In the Torah portion we read on this Sabbath, two sons of Aaron (Nadab and Abihu), take it upon themselves to present their own personal offerings to God. Each of them offers a fire pan to God as kind of sacrifice. God’s response is shocking. God rejects their sacrifices and zaps them on the spot.
The premise of this ancient story seems to suggest that innovations and new ways of doing things are not always welcome. The truth is that human beings are creatures of habit. We like what we know, and we know what we like. Therefore, changes in rituals and customs (like the strange fires of Nadab and Abihu) are often met with resistance.

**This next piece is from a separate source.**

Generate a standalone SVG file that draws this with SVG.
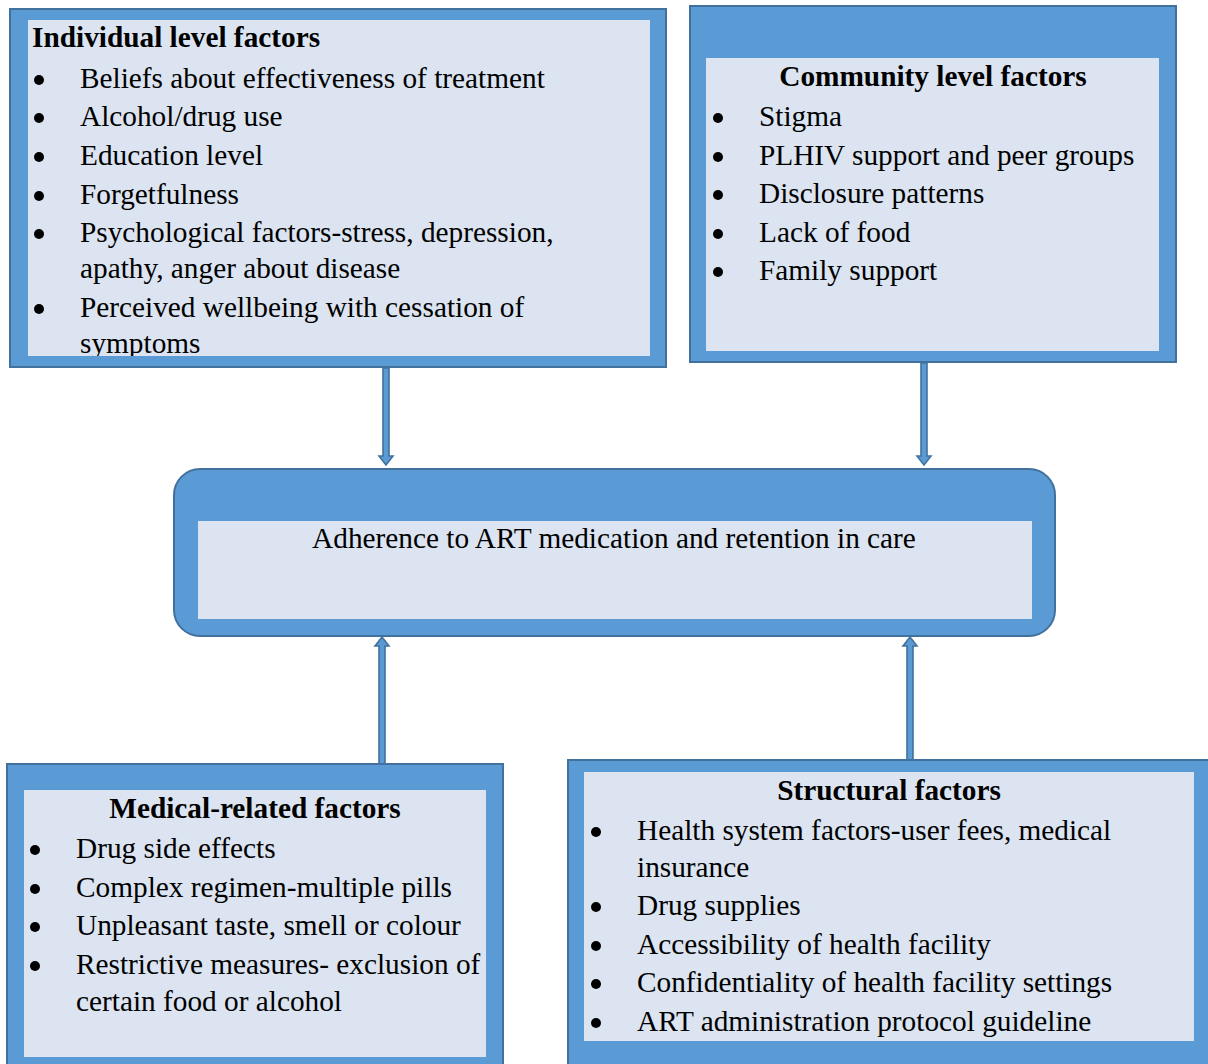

This past year, as we have slowly returned to in-person worship, I have heard plenty of comments regarding some of the melodies we have been singing and rituals we have been performing. As if we are presenting a modern form of “strange fire,” some folks have asked:
When did we start doing THAT?
What happened to my favorite melody of (insert prayer here)?
Why don’t we do THIS anymore?
In truth, worship at HCRJ continues to be led in much the same way as it has been in the past. Most of our melodies are the same, and most of our practices have not changed. That said, we have consciously expanded our repertoire of song and ritual to meet the spiritual needs of a broader number of participants.
For those who may not attend services regularly, the result can be a bit jarring, especially if you come on a week that does not include your favorite melodies. When this happens, the worship experience can feel a bit like the “strange fire” of Nadab and Abihu.
HCRJ is committed to working toward a day when every melody we use stirs the soul and every ritual we offer warms the heart. This takes time, patience and an open mind. As we work together to shape our communal worship, I promise to be very conscious of the pitfalls of the “strange fire” we find in our Torah portion this week.